“Did you know James was in the ER last night?” my suitemate asked. That’s never something you want to hear, but it’s even worse when James shared the department with a possible Ebola patient.

Then she delivered the punch line: “I was with him until 3 a.m. and then walked him home.” I was two feet from someone who possibly had been exposed. “You should have seen all the health care workers putting on masks when the patient came in!” My stomach dropped. “Oh, and they told everyone with young children to leave without explaining why.” Not what I wanted to hear at 4:30 p.m. on a Thursday.
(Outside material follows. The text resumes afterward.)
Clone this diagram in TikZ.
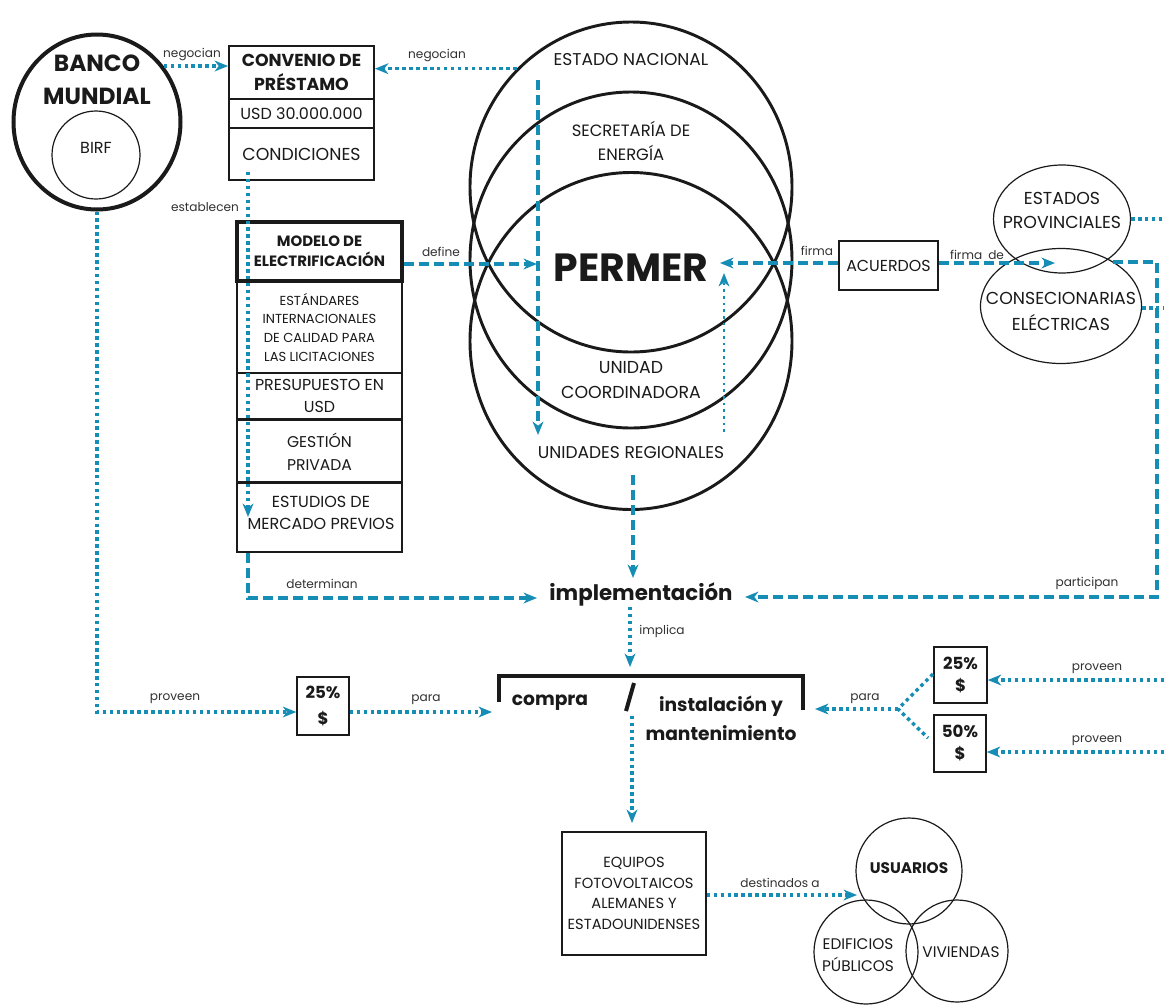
\documentclass[tikz,border=0pt]{standalone}
\usepackage{fontspec}
\setmainfont{Poppins}
\usetikzlibrary{arrows.meta,shapes.geometric}
\definecolor{conn}{HTML}{168DB4}
\definecolor{ink}{HTML}{1A1A1A}
\newcommand{\fsz}[2]{\fontsize{#1pt}{#2pt}\selectfont}
\tikzset{
 every node/.style={text=ink, inner sep=0pt},
 box/.style={draw=ink, line width=1.1pt, align=center, inner sep=0pt, minimum width=123.75pt},
 cbox/.style={draw=ink, line width=1.1pt, align=center, inner sep=0pt, minimum width=108.75pt},
 pbox/.style={draw=ink, line width=1.1pt, align=center, inner sep=0pt, font=\fsz{12}{18}\bfseries},
 lbl/.style={font=\fsz{9.1}{10}, text=ink!90},
 txt/.style={align=center, font=\fsz{12.8}{18}},
 bigell/.style={ellipse, draw=ink, line width=2.2pt, minimum width=241.5pt},
 thinell/.style={ellipse, draw=ink, line width=0.9pt},
 thincirc/.style={circle, draw=ink, line width=0.9pt},
 dotl/.style={draw=conn, line width=2.6pt, dash pattern=on 2.6pt off 2.6pt},
 finedot/.style={draw=conn, line width=2pt, dash pattern=on 2pt off 3pt},
 dashl/.style={draw=conn, line width=2.8pt, dash pattern=on 7.5pt off 3.8pt},
 arr/.style={-{Stealth[length=10pt,width=8pt,inset=3pt]}},
}
\begin{document}
\begin{tikzpicture}[x=0.75pt,y=-0.75pt]
\fill[white] (0,0) rectangle (1164,1004);
\useasboundingbox (0,0) rectangle (1164,1004);

% ---------- Banco Mundial
\node[ellipse, draw=ink, line width=3pt, minimum width=125.25pt, minimum height=131.25pt] (banco) at (97,122) {};
\node[align=center, font=\fsz{17.5}{24.75}\bfseries] (bancoT) at (97,80) {BANCO\\MUNDIAL};
\node[thincirc, minimum size=66pt] (birf) at (96,155) {};
\node[font=\fsz{12}{13}] (birfT) at (96,148) {BIRF};

% ---------- Convenio
\node[cbox, line width=1.4pt, minimum height=39.75pt, font=\fsz{13}{18}\bfseries] (conv1) at (301.5,72.5) {CONVENIO DE\\PRÉSTAMO};
\node[cbox, line width=1.4pt, minimum height=21.75pt, font=\fsz{12}{13}] (conv2) at (301.5,113.5) {USD 30.000.000};
\node[cbox, line width=1.4pt, minimum height=39pt, font=\fsz{13}{14}] (conv3) at (301.5,154) {CONDICIONES};

% ---------- Modelo stack
\node[box, line width=2.3pt, minimum height=44.25pt, font=\fsz{11.2}{15}\bfseries] (m1) at (319.5,251.5) {MODELO DE\\ELECTRIFICACIÓN};
\node[box, minimum height=69pt, font=\fsz{9.8}{14}] (m2) at (319.5,327) {ESTÁNDARES\\INTERNACIONALES\\DE CALIDAD PARA\\LAS LICITACIONES};
\node[box, minimum height=34.5pt, font=\fsz{11.9}{16.5}] (m3) at (319.5,396) {PRESUPUESTO EN\\USD};
\node[box, minimum height=47.25pt, font=\fsz{11.7}{17}] (m4) at (319.5,452) {GESTIÓN\\PRIVADA};
\node[box, minimum height=52.5pt] (m5) at (319.5,517) {};
\node[align=center, font=\fsz{12}{16.5}] (m5T) at (321,513) {ESTUDIOS DE\\MERCADO PREVIOS};

% ---------- Big ellipses
\node[bigell, minimum height=247.5pt] (A) at (631,187) {};
\node[bigell, minimum height=252pt] (B) at (631,260) {};
\node[bigell, minimum height=252.75pt] (C) at (631,341) {};
\node[txt] (estT) at (631,60) {ESTADO NACIONAL};
\node[txt, font=\fsz{12.3}{18}] (secT) at (631,141) {SECRETARÍA DE\\ENERGÍA};
\node[font=\fsz{29.5}{32}\bfseries] (permer) at (631,268) {PERMER};
\node[txt, font=\fsz{13}{18.75}] (ucT) at (631,380) {UNIDAD\\COORDINADORA};
\node[txt] (urT) at (631,453) {UNIDADES REGIONALES};

% ---------- Acuerdos and provincial actors
\node[pbox, font=\fsz{11.9}{13}, minimum width=74.25pt, minimum height=36.75pt] (acu) at (888.5,265.5) {ACUERDOS};
\node[thinell, minimum width=102.75pt, minimum height=81pt] (prov) at (1062,219) {};
\node[txt, font=\fsz{13}{18}] (provT) at (1062,210) {ESTADOS\\PROVINCIALES};
\node[thinell, minimum width=120.75pt, minimum height=86.25pt] (conc) at (1061,306) {};
\node[txt, font=\fsz{13}{19.5}] (concT) at (1061,311) {CONSECIONARIAS\\ELÉCTRICAS};

% ---------- implementation
\node[font=\fsz{16}{18}\bfseries] (impl) at (641,594) {implementación};
\node[font=\fsz{14}{17}\bfseries] (compra) at (550,703) {compra};
\node[align=center, font=\fsz{14}{21.75}\bfseries] (inst) at (721,718) {instalación y\\mantenimiento};
\draw[ink, line width=3pt] (499,702) -- (499,676) -- (803,676) -- (803,710);
\draw[ink, line width=3pt] (634,683) -- (626,711);

% ---------- money boxes
\node[pbox, minimum width=39pt, minimum height=43.5pt, font=\fsz{12.5}{19.5}\bfseries] (p25L) at (323,706) {25\%\\\$};
\node[pbox, minimum width=39.75pt, minimum height=42pt, font=\fsz{12.5}{16.5}\bfseries] (p25R) at (960.5,675) {25\%\\\$};
\node[pbox, minimum width=39pt, minimum height=42.75pt, font=\fsz{12.5}{16.5}\bfseries] (p50R) at (960,743.5) {50\%\\\$};

% ---------- Equipos and users
\node[cbox, minimum width=108pt, minimum height=92.25pt, font=\fsz{11}{15.5}] (equ) at (634,893.5) {EQUIPOS\\FOTOVOLTAICOS\\ALEMANES Y\\ESTADOUNIDENSES};
\node[thincirc, minimum size=79.5pt] (usu) at (909,871) {};
\node[thincirc, minimum size=78pt] (edi) at (866,952) {};
\node[thincirc, minimum size=76.5pt] (viv) at (957,951) {};
\node[font=\fsz{11.5}{13}\bfseries] (usuT) at (909,868) {USUARIOS};
\node[align=center, font=\fsz{11.5}{16.5}] (ediT) at (858,955) {EDIFICIOS\\PÚBLICOS};
\node[font=\fsz{11.5}{13}] (vivT) at (961,952) {VIVIENDAS};

% ---------- coordinates for free ends
\coordinate (estS) at (248,172);
\coordinate (estE) at (248,517);
\coordinate (implL) at (537,598);
\coordinate (implR) at (745,597);
\coordinate (defE) at (537,264);
\coordinate (vdS) at (538,80);
\coordinate (vdE) at (538,435);
\coordinate (vuS) at (724,432);
\coordinate (vuE) at (724,273);
\coordinate (firE) at (720,263);
\coordinate (firdE) at (1055,263);
\coordinate (parS) at (1113,262);
\coordinate (parC) at (1157,262);
\coordinate (urS) at (633,475);
\coordinate (urE) at (633,578);
\coordinate (impS) at (630,607);
\coordinate (impE) at (630,667);
\coordinate (bkL) at (97,712);
\coordinate (paraE) at (492,712);
\coordinate (fork) at (898,709);
\coordinate (paraRE) at (815,709);
\coordinate (up25) at (933,674);
\coordinate (dn50) at (928,738);
\coordinate (edge1) at (1164,680);
\coordinate (edge2) at (1164,752);
\coordinate (edgeP) at (1164,219);
\coordinate (edgeC) at (1164,308);
\coordinate (eqS) at (632,716);
\coordinate (eqE) at (632,823);
\coordinate (desE) at (857,895);

% ---------- connectors
\draw[dotl, arr] (banco.40) -- (banco.40 -| conv1.west);
\node[lbl] (l1) at (192,55) {negocian};
\draw[dotl, arr] (A.134) -- (A.134 -| conv1.east);
\node[lbl] (l2) at (437,56) {negocian};
\draw[dotl, arr] (estS) -- (estE);
\node[lbl] (l3) at (205,207) {establecen};
\draw[dashl, arr] (m5.south -| estS) -- (estS |- implL) -- (implL);
\node[lbl] (l4) at (322,584) {determinan};
\draw[dashl, arr] (defE -| m1.east) -- (defE);
\node[lbl] (l5) at (441,252) {define};
\draw[dashl, arr] (vdS) -- (vdE);
\draw[finedot, arr] (vuS) -- (vuE);
\draw[dashl, arr] (firE -| acu.west) -- (firE);
\node[lbl] (l6) at (817,251) {firma};
\draw[dashl, arr] (firdE -| acu.east) -- (firdE);
\node[lbl] (l7) at (977,255) {firma\enspace de};
\draw[dashl, arr] (parS) -- (parC) -- (parC |- implR) -- (implR);
\node[lbl] (l8) at (1087,583) {participan};
\draw[dashl, arr] (urS) -- (urE);
\draw[dotl, arr] (impS) -- (impE);
\node[lbl] (l9) at (662,631) {implica};
\draw[dotl, arr] (banco.south) -- (bkL) -- (bkL -| p25L.west);
\node[lbl] (l10) at (175,699) {proveen};
\draw[dotl, arr] (bkL -| p25L.east) -- (paraE);
\node[lbl] (l11) at (426,700) {para};
\draw[dotl] (up25) -- (fork) -- (dn50);
\draw[dotl, arr] (fork) -- (paraRE);
\node[lbl] (l12) at (865,699) {para};
\draw[dotl, arr] (edge1) -- (edge1 -| p25R.east);
\node[lbl] (l13) at (1097,669) {proveen};
\draw[dotl, arr] (edge2) -- (edge2 -| p50R.east);
\node[lbl] (l14) at (1097,741) {proveen};
\draw[dotl, arr] (eqS) -- (eqE);
\draw[dotl, arr] (desE -| equ.east) -- (desE);
\node[lbl] (l15) at (780,883) {destinados a};
\draw[dotl] (prov.east) -- (edgeP);
\draw[dotl] (conc.east |- edgeC) -- (edgeC);
\end{tikzpicture}
\end{document}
I slept in another suite that night. Luckily, it was a false alarm. I breathed a sigh of relief the next day when the Center for Disease Control and Prevention confirmed the negative test result.

But it shouldn’t have come this close. We should not have had to wait with bated breath. The United States, with its global reach and excellent health care system, should be putting itself in a position of safety. Thirty other countries have enacted travel bans, and the SADC, an African inter-governmental organization, is monitoring travelers from Ebola-affected countries for 21 days and discouraging travel to member countries.

But we’re sending our citizens into the hot zone and not taking the necessary precautions when they return. I applaud those willing to give their lives to aid those in need of medical care. They are truly selfless. But a selfless mission should not conclude with the selfish act of bringing Ebola back to the United States. Your decision to expose yourself is your decision. Do not impose that decision on innocent bystanders in the everyday walkways of our cities and airports. Do not endanger your own families or ours.

Health care officials insist that Ebola can only be transmitted through bodily fluids. This is true. But sweat and sputum are bodily fluids, easily spewed into the air or wiped onto surfaces. And with a 70 percent mortality rate. Ebola can live for several hours on a dry surface and for six days in bodily secretions. An infected man coughs on the handrail at Grand Central, and every hand that touches it afterward gets the Ebola virus.

That’s not a risk I’m willing to mess with. Not with that disease, where death is as likely as heads or tails.

What should we do about all of this? One thing’s for sure: self-isolation and self-monitoring just aren’t cutting it. The Texas patient lied on his intake forms to get back into the States, though he’d helped carry a woman dying of Ebola into her house. The nurse who treated him got on a plane to Cleveland, with the CDC’s permission. A doctor traveled all around New York City until twelve hours before coming down with Ebola. He should have known better.

At the end of the day, we’re risking ourselves through inaction. We haven’t imposed a 21-day quarantine on everyone returning from the affected countries. It’s only on health care workers, and even then the government is backing down after a few complaints. Make quarantine livable but make it mandatory — for everyone. The entire problem in West Africa is that health care workers aren’t the main ones with the disease. It’s rampant in the population, and much of the spread comes from West Africans’ skepticism about governments and health care.

Screening at five distinct airports is woefully inadequate. We already saw with patient zero how easy it is to lie about your exposure risk, or just take Tylenol and eliminate fever detection. Screening does nothing to prevent people returning with the virus and bringing it to our cities. And what good does it do the world for the greatest source of humanitarian aid, the United States, to get hit with the epidemic at home? Who, then, will be helping the world, when there is no one left unmarred?

What we need is a travel ban. Without it, people will continue traveling to West Africa and returning travelers will contaminate commercial airliners. That’s the fastest way to spread Ebola, if we’re looking for one.

We imposed a travel and immigration ban on foreigners with HIV for more than 20 years — it just ended in 2010, having ruled the skies since Ronald Reagan. So why can’t we implement a travel ban for commercial airliners to West Africa? Allow health care workers to travel with charter flights and do their part in saving the world. Even with a travel ban, these charter flights can be tracked. But with a travel ban, ordinary citizens will be free from having those health care workers’ risky choice imposed on them. One man should be able to risk his life for others; he should not be able to risk a hundred peoples’ lives, without asking them, and without them even knowing.

Raleigh Cavero is a senior in Saybrook College. She was a YTV editor for the Managing Board of 2015. Contact her at raleigh.cavero@yale.edu.

Correction: Nov. 7

A previous version of this column incorrectly referred to the Southern African Development Community (SADC) as the SAFC. It also mistakenly stated that the inter-governmental organization is a federation of African states. The column also incorrectly stated that the SADC had instituted a mandatory 21-day quarantine on all travelers from West Africa. In fact, the SADC member states are monitoring travelers from Ebola-affected countries for 21 days.